В начале 1884 года его «катапультировали» в Дублин, сразу на две должности: преподавателя латинского и греческого языков в Университетском колледже (University College) и экзаменатора по тем же дисциплинам в Королевском университете Ирландии. Его предшественником был Ньюмен, который был первым ректором университета с 1854 по 1858 год. В сущности, то была честь, оказанная ему по рекомендации его бывшего преподавателя в Оксфорде, который говорил о нем в самых хвалебных тонах. Но он ощущал инстинктивное отвращение, связанное с чувством собственной неспособности к преподаванию, а его любовь к родине не позволяла ему мириться с антианглийской атмосферой, царившей в Ирландии в эти годы.

Он прибыл сюда в феврале 1884 года, а через несколько дней, 20 числа написал Ньюмену: «Я пишу Вам оттуда, где никогда не ожидал очутиться: из университета католической Ирландии, учрежденного под Вашим руководством, который с тех пор, и уже очень давно, сильно зачах, но теперь, мы надеемся, с Божьей помощью поправит свои дела и обретет былой успех. В событиях, приведших меня сюда, я вижу десницу Божью, но тем не менее чувствовал и чувствую свою непригодность, что поначалу склонило меня отвергнуть сделанное мне предложение а теперь не позволяет моему духу подняться на высоту, соответствующую моему положению и обязанностям. Но, возможно, у Бога самые перспективные дела начинаются со слабости и страха».

Опыт подтвердил его опасения. Поэт был слишком большим идеалистом, чтобы быть хорошим преподавателем. Его эксцентричность, уже заметная, стала общеизвестной и превратилась в предмет насмешливых пересудов. На лекциях манерность его речи и поведения вызывала у учеников злобу и желание досадить. Однако когда ему докучали слишком сильно, он мог и дать отпор. Рассказывали, что однажды наш оригинальный преподаватель, побужденный к действию невнимательностью слушателей, попросил одного из них лечь на пол. Потом, схватив мальчика руками за пятки, он принялся таскать его по всей комнате, чтобы показать, как волокли Гектора. И это был еще не самый экстравагантный из его подвигов.

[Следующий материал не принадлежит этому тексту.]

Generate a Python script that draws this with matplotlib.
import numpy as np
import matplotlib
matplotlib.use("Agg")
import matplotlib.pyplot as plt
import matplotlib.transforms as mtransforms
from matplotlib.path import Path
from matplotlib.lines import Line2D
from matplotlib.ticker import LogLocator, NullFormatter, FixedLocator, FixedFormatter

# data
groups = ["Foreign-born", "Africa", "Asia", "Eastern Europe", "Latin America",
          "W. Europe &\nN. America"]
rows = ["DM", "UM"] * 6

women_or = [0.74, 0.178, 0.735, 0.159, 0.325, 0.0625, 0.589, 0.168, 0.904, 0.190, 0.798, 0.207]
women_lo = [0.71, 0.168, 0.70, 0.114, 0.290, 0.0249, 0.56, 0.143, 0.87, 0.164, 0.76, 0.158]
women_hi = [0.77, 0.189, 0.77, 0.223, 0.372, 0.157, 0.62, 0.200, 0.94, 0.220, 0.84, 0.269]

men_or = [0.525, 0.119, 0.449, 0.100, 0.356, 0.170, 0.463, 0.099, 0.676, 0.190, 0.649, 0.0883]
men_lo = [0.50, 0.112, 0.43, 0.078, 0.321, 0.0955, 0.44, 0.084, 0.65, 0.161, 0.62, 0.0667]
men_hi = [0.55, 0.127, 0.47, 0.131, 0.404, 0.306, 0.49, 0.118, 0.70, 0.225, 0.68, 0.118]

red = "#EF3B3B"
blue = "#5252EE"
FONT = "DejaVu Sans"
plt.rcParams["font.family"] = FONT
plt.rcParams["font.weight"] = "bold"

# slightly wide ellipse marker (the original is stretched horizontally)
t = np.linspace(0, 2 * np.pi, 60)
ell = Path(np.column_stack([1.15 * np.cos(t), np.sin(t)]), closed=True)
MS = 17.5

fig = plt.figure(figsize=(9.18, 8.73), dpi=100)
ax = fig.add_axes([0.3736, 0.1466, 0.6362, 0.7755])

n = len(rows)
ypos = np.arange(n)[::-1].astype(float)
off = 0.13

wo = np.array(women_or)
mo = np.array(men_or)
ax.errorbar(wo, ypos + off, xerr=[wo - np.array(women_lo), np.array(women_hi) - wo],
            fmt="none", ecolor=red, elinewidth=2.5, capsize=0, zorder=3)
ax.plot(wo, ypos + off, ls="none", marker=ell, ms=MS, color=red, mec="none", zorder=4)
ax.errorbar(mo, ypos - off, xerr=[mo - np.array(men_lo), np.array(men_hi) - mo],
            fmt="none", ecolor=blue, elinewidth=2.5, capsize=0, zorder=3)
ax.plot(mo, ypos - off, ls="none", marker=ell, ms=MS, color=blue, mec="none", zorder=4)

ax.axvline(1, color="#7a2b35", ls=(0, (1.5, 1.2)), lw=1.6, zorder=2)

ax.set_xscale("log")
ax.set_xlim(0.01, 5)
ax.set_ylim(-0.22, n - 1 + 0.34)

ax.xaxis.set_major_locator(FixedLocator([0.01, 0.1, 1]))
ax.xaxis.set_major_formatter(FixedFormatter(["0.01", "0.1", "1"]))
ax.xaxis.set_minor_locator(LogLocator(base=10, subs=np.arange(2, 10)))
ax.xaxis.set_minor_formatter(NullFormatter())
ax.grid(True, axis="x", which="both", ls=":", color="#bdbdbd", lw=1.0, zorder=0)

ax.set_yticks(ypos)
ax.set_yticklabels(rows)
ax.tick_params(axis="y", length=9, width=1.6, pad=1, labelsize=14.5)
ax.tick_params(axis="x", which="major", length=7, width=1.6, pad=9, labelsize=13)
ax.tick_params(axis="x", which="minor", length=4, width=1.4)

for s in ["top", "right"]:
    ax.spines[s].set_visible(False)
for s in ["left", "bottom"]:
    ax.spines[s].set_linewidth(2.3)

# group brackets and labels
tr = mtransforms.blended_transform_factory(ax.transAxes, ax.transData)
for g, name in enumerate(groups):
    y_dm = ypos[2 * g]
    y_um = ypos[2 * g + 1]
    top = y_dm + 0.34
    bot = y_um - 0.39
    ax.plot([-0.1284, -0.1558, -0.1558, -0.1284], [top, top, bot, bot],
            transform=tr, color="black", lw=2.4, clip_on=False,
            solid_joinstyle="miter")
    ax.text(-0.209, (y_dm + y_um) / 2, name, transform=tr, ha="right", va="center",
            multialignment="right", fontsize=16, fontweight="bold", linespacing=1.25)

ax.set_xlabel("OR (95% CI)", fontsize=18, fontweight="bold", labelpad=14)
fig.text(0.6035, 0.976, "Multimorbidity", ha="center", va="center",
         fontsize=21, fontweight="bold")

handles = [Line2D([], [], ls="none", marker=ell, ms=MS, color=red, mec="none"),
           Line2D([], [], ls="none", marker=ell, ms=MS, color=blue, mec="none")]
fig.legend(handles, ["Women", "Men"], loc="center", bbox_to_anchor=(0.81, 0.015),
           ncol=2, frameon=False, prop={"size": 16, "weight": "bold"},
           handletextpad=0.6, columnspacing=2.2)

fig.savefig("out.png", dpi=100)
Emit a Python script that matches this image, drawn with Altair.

Его объяло глубокое уныние, и он был на пороге отчаяния. Бывало, что поэтическое вдохновение отказывало ему, а бывало, что приходило к нему даже против его воли. Тогда-то и сочинил он свои «Ужасные сонеты», исполненные пафоса, близкого к ужасу. «Мое состояние сродни сумасшествию», – признавался он.

Стихи последних двух лет его жизни говорят о том, что он преодолел уныние и до некоторой степени вновь обрел спокойствие. Брюшной тиф положил конец его жизни в субботу 8 сентября 1889 года. Приняв святое Напутствие, он смог прошептать: «Я так счастлив, так счастлив».

 

Посмертное признание

Несколько раньше он написал: «Я стыжусь того, как мало достиг, как бессмысленно растратил свое время».

Торжество, которое проходило в Вестминстерском аббатстве 8 декабря 1975 года, через восемьдесят шесть лет после его кончины, доказало, что свое время он растратил вовсе не бессмысленно. В тот день Англия почтила его мемориальной доской в «Уголке поэтов» этого храма.

Когда он умер, с его поэзией были знакомы очень немногие. Знакомство широкой публики с его творчеством происходило постепенно. То была своего рода педагогическая подготовка, дело рук Роберта Бриджеса, друга поэта и хранителя его стихов. Бриджес был яростный противник католичества и иезуитов и вольнодумец, но великий поэт, который был наречен «поэтом-лауреатом», которого просили сочинять стихи по случаю великих придворных и государственных торжеств. Он действовал с величайшей осторожностью. Поэзия Хопкинса была непривычной и трудной; публика не была готова понять ее. Бриджес публиковал ее тщательно отмеренными дозами, подборками для антологий. Только в 1918 году, после десяти лет терпеливого ожидания, он опубликовал свое собрание в маленьком томе.

Книгу удалось продать лишь за десять лет, но все это время люди непрерывно открывали для себя редкостную ценность этой поэзии, такой новой и такой странной. Хопкинс превратился в модного поэта, и все теперь говорили о нем. К 1930 году возник спрос на переиздание; популярное издание вышло в 1937 году; два года спустя в Оксфордскую книгу английской поэзии были включены четыре его работы; это признание стало всенародным и официальным в 1975 году, когда мемориальная доска, включающая его в число лучших английских поэтов, была торжественно открыта в Вестминстерском аббатстве.